High-Resolution Image Synthesis with Latent Diffusion Models.

Image synthesis in high resolution.

Novelty in Latent Diffusion Models

Transformer encoder for LDMs

use cross-attention to integrate the text embedding into the latent space.

Tip

How are the transformer encoder and decoder embedded in UNet? How does the implementation go? How does the cross-attention help improve the image generation?

On lecture new takes

Variational Autoencoder (VAE)

Map input data into a probabilistic latent space and then reconstruct back the original data.
Probabilistic latent space allows model to operate on smoother latent space from which we can sample.
Each sample is mapped to a gaussian distribution in the latent space.
The exact posterior is not known. We use a gaussian prior to approximate the posterior.

Drawbacks:

Lose high-frequency information.
Joint latent space is not usually gaussian.

Diffusion models:

Stacks of learnable VAE decoders.

Latent Diffusion Models (Stable diffusion)

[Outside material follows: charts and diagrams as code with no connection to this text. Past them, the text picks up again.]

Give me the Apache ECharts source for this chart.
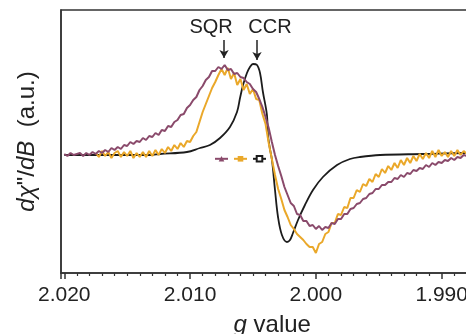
<!DOCTYPE html>
<html>
<head>
<meta charset="utf-8">
<script src="https://cdn.jsdelivr.net/npm/echarts@6/dist/echarts.min.js"></script>
<style>
  html, body { margin: 0; padding: 0; background: #fff; }
  #chart { width: 466px; height: 334px; }
</style>
</head>
<body>
<div id="chart"></div>
<script>
// g grid shared by the two noisy traces (step 0.00025)
const gGrid = [
  2.02000, 2.01975, 2.01950, 2.01925, 2.01900, 2.01875, 2.01850, 2.01825, 2.01800, 2.01775,
  2.01750, 2.01725, 2.01700, 2.01675, 2.01650, 2.01625, 2.01600, 2.01575, 2.01550, 2.01525,
  2.01500, 2.01475, 2.01450, 2.01425, 2.01400, 2.01375, 2.01350, 2.01325, 2.01300, 2.01275,
  2.01250, 2.01225, 2.01200, 2.01175, 2.01150, 2.01125, 2.01100, 2.01075, 2.01050, 2.01025,
  2.01000, 2.00975, 2.00950, 2.00925, 2.00900, 2.00875, 2.00850, 2.00825, 2.00800, 2.00775,
  2.00750, 2.00725, 2.00700, 2.00675, 2.00650, 2.00625, 2.00600, 2.00575, 2.00550, 2.00525,
  2.00500, 2.00475, 2.00450, 2.00425, 2.00400, 2.00375, 2.00350, 2.00325, 2.00300, 2.00275,
  2.00250, 2.00225, 2.00200, 2.00175, 2.00150, 2.00125, 2.00100, 2.00075, 2.00050, 2.00025,
  2.00000, 1.99975, 1.99950, 1.99925, 1.99900, 1.99875, 1.99850, 1.99825, 1.99800, 1.99775,
  1.99750, 1.99725, 1.99700, 1.99675, 1.99650, 1.99625, 1.99600, 1.99575, 1.99550, 1.99525,
  1.99500, 1.99475, 1.99450, 1.99425, 1.99400, 1.99375, 1.99350, 1.99325, 1.99300, 1.99275,
  1.99250, 1.99225, 1.99200, 1.99175, 1.99150, 1.99125, 1.99100, 1.99075, 1.99050, 1.99025,
  1.99000, 1.98975, 1.98950, 1.98925, 1.98900, 1.98875, 1.98850, 1.98825, 1.98800, 1.98775,
  1.98750
]

// SQR trace (mauve), arbitrary units
const sqrSignal = [
  1, -1, 2, 0, 1, 2, -1, 2, 0, 3,
  1, 4, 2, 5, 3, 7, 5, 8, 6, 10,
  9, 13, 11, 14, 13, 17, 15, 19, 18, 22,
  20, 25, 24, 29, 28, 33, 35, 40, 41, 47,
  50, 55, 58, 65, 69, 75, 78, 84, 84, 88,
  86, 90, 85, 86, 81, 82, 78, 77, 73, 71,
  66, 63, 56, 48, 38, 27, 13, 0, -11, -21,
  -32, -40, -48, -51, -59, -60, -66, -66, -71, -70,
  -74, -71, -75, -72, -73, -68, -69, -64, -64, -59,
  -59, -54, -53, -49, -48, -44, -43, -39, -38, -34,
  -34, -30, -30, -27, -27, -23, -24, -20, -22, -18,
  -19, -15, -16, -13, -14, -10, -12, -8, -10, -7,
  -8, -5, -6, -3, -5, -2, -3, 0, -1, 1,
  0
]

// mixed trace (orange)
const mixSignal = [
  null, null, null, null, null, null, null, null, null, null,
  2, -2, 4, -1, 3, -3, 2, 4, -2, 3,
  -1, 4, -3, 2, -2, 3, -2, 4, -1, 5,
  0, 6, 2, 8, 4, 10, 6, 12, 8, 14,
  13, 19, 23, 33, 43, 51, 59, 67, 73, 80,
  86, 80, 87, 76, 82, 70, 76, 65, 71, 61,
  66, 56, 55, 41, 31, 12, -4, -20, -34, -44,
  -55, -62, -70, -74, -79, -82, -85, -89, -92, -92,
  -98, -89, -87, -79, -77, -68, -68, -59, -60, -52,
  -53, -43, -43, -35, -37, -29, -31, -24, -27, -19,
  -22, -14, -18, -11, -15, -8, -13, -5, -10, -3,
  -8, -1, -6, 1, -4, 2, -3, 4, -2, 5,
  -1, 3, -2, 4, -1, 5, 0, 4, 1, 5,
  1
]

// CCR trace (black), smooth
const ccrG = [
  2.02000, 2.01716, 2.01319, 2.01239, 2.01025, 2.00921, 2.00842, 2.00762, 2.00683, 2.00627,
  2.00603, 2.00579, 2.00548, 2.00524, 2.00500, 2.00468, 2.00444, 2.00421, 2.00389, 2.00381,
  2.00365, 2.00349, 2.00325, 2.00301, 2.00270, 2.00230, 2.00206, 2.00182, 2.00142, 2.00087,
  2.00023, 1.99944, 1.99832, 1.99729, 1.99649, 1.99490, 1.99149, 1.98807, 1.98672
]
const ccrSignal = [
  0, 0, 0, 1, 3, 7, 10, 17, 28, 43,
  57, 70, 82, 88, 91, 90, 82, 63, 40, 20,
  6, -5, -35, -62, -80, -87, -85, -78, -65, -50,
  -35, -22, -10, -4, -2, 0, 1, 2, 2
]

const xTicks = { min: 1.98, max: 2.02026, interval: 0.01 }

const chart = echarts.init(document.getElementById('chart'))

const font = 'Liberation Sans, Arial, sans-serif'

chart.setOption({
  animation: false,
  textStyle: { fontFamily: font },
  grid: {
    left: 61, top: 10, bottom: 61, right: -101.5,
    outerBoundsMode: 'none',
    show: true, borderColor: '#333', borderWidth: 1.5,
  },
  legend: {
    left: 209, top: 150,
    itemWidth: 13, itemHeight: 7, itemGap: 4,
    formatter: () => '',
    selectedMode: false,
    data: ['SQR', 'mix', 'CCR'],
  },
  xAxis: {
    type: 'value',
    inverse: true,
    min: xTicks.min,
    max: xTicks.max,
    interval: xTicks.interval,
    name: '{i|g} value',
    nameLocation: 'middle',
    nameGap: 40,
    nameTextStyle: {
      fontSize: 24, color: '#222', padding: [0, 84, 0, 0],
      rich: { i: { fontSize: 24, fontStyle: 'italic', color: '#222' } },
    },
    axisLine: { onZero: false, lineStyle: { color: '#333', width: 1.5 } },
    axisTick: { length: 6, lineStyle: { color: '#333', width: 1.5 } },
    minorTick: { show: true, splitNumber: 10, length: 3, lineStyle: { color: '#333', width: 1.2 } },
    axisLabel: { fontSize: 21, color: '#222', margin: 12, formatter: v => v.toFixed(3) },
    splitLine: { show: false },
  },
  yAxis: {
    type: 'value',
    min: -118,
    max: 145,
    name: '{i|dχ}"/{i|dB}  (a.u.)',
    nameLocation: 'middle',
    nameGap: 22,
    nameTextStyle: {
      fontSize: 24, color: '#222',
      rich: { i: { fontSize: 24, fontStyle: 'italic', color: '#222' } },
    },
    axisLine: { show: true, lineStyle: { color: '#333', width: 1.5 } },
    axisTick: { show: false },
    axisLabel: { show: false },
    splitLine: { show: false },
  },
  series: [
    {
      name: 'CCR',
      type: 'line',
      data: ccrG.map((g, i) => [g, ccrSignal[i]]),
      smooth: 0.35,
      symbol: 'emptyRect',
      symbolSize: 6,
      showSymbol: false,
      lineStyle: { color: '#1c1c1c', width: 1.8 },
      itemStyle: { color: '#1c1c1c' },
      z: 2,
      markLine: {
        silent: true,
        symbol: ['none', 'arrow'],
        symbolSize: [7, 8],
        lineStyle: { color: '#222', width: 1.5, type: 'solid' },
        label: { show: true, position: 'start', fontSize: 20, color: '#222', distance: 3 },
        data: [
          [
            { coord: [2.0073, 115], label: { formatter: 'SQR', offset: [-13, 0] } },
            { coord: [2.0073, 97] },
          ],
          [
            { coord: [2.00468, 115], label: { formatter: 'CCR', offset: [13, 0] } },
            { coord: [2.00468, 95] },
          ],
        ],
      },
    },
    {
      name: 'mix',
      type: 'line',
      data: gGrid.map((g, i) => [g, mixSignal[i]]),
      symbol: 'rect',
      symbolSize: 6,
      showSymbol: false,
      connectNulls: false,
      lineStyle: { color: '#eaa82a', width: 2 },
      itemStyle: { color: '#eaa82a' },
      z: 3,
    },
    {
      name: 'SQR',
      type: 'line',
      data: gGrid.map((g, i) => [g, sqrSignal[i]]),
      symbol: 'triangle',
      symbolSize: 6,
      showSymbol: false,
      lineStyle: { color: '#8a4a6b', width: 2 },
      itemStyle: { color: '#8a4a6b' },
      z: 4,
    },
  ],
})
</script>
</body>
</html>
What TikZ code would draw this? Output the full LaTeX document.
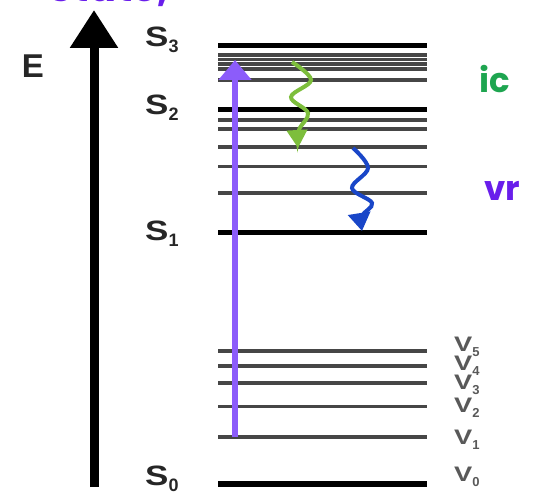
\documentclass[tikz,border=0pt]{standalone}
\usepackage{fontspec}
\setmainfont{Liberation Sans}
\newfontfamily\popp{Poppins}
\usetikzlibrary{arrows.meta}
\definecolor{axpurple}{RGB}{140,92,250}
\definecolor{wgreen}{RGB}{125,190,60}
\definecolor{wblue}{RGB}{25,70,200}
\definecolor{icgreen}{RGB}{30,165,80}
\definecolor{vrpurple}{RGB}{105,30,235}
\definecolor{lvgray}{RGB}{70,70,70}
\newcommand{\slab}[1]{\scalebox{1.25}[1]{S}\raisebox{-0.2em}{\fontsize{18}{18}\selectfont #1}}
\newcommand{\vlab}[1]{\scalebox{1.3}[1]{V}\raisebox{-0.25em}{\fontsize{13}{13}\selectfont #1}}
\tikzset{
  thicklvl/.style={line width=5, black},
  thinlvl/.style={line width=3.2, lvgray},
  slabel/.style={font=\bfseries\fontsize{28}{28}\selectfont, text=black!85, inner sep=0, anchor=west},
  vlabel/.style={font=\bfseries\fontsize{21}{21}\selectfont, text=black!65, inner sep=0, anchor=west},
  proc/.style={font=\popp\bfseries\fontsize{34}{34}\selectfont, inner sep=0},
}
\begin{document}
\begin{tikzpicture}[x=1pt,y=-1pt]
\useasboundingbox (0,0) rectangle (544,494);
% cut title fragment
\node[anchor=base west, inner sep=0, text=vrpurple, font=\popp\bfseries\fontsize{40}{40}\selectfont] (title) at (48,1.2) {State,};
% energy axis
\coordinate (axb) at (94,487);
\coordinate (axt) at (94,10);
\draw[line width=9, -{Triangle[width=46,length=38]}] (axb) -- (axt);
\node[font=\bfseries\fontsize{33}{33}\selectfont, text=black!85, inner sep=0] (E) at (33,66) {E};
% levels
\foreach \y in {55,59.5,64,69,80} \draw[thinlvl] (218,\y) -- (427,\y);
\draw[thicklvl] (218,46) -- (427,46);
\foreach \y in {120,129,147,166.5,193} \draw[thinlvl] (218,\y) -- (427,\y);
\draw[thicklvl] (218,110) -- (427,110);
\draw[thicklvl] (218,232.5) -- (427,232.5);
\foreach \y in {351,366,383,406.5,437} \draw[thinlvl] (218,\y) -- (427,\y);
\draw[line width=6] (218,484) -- (427,484);
% S labels
\node[slabel] (s3) at (145,40) {\slab{3}};
\node[slabel] (s2) at (145,108) {\slab{2}};
\node[slabel] (s1) at (145,234) {\slab{1}};
\node[slabel] (s0) at (145,479) {\slab{0}};
% V labels
\foreach \y/\n in {347/5,366/4,385/3,408/2,440/1,477/0}
  \node[vlabel] (v\n) at (454,\y) {\vlab{\n}};
% excitation arrow
\coordinate (exb) at (235,437);
\coordinate (ext) at (235,60);
\draw[axpurple, line width=6, -{Triangle[width=32,length=20]}] (exb) -- (ext);
% internal conversion
\draw[wgreen, line width=4, -{Triangle[width=20,length=18]}]
  plot[smooth, tension=0.6] coordinates {(292,62) (311,80) (291,97) (308,113) (299,130) (298,148)};
% vibrational relaxation
\draw[wblue, line width=4, -{Triangle[width=22,length=18]}]
  plot[smooth, tension=0.6] coordinates {(353,148) (368,168) (352,188) (372,203) (362,216) (362,231)};
% process labels
\node[proc, text=icgreen] (ic) at (495,79) {ic};
\node[proc, text=vrpurple] (vr) at (502,191) {vr};
\end{tikzpicture}
\end{document}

Ok, that’s the name I recognize.

Vanilla diffusion models operates on pixel space is expensive.

Perform diffusion process in latent space.

FIrst train a powerful VAE to encode data. Then do diffusion on these VAE latent codes. Then decode the latent space to get the image using VAE decoder.

VAE training

Semantic compression: LDM

Perceptual compression: Autoencoder+GAN

Limitations

Lack of contextual understanding.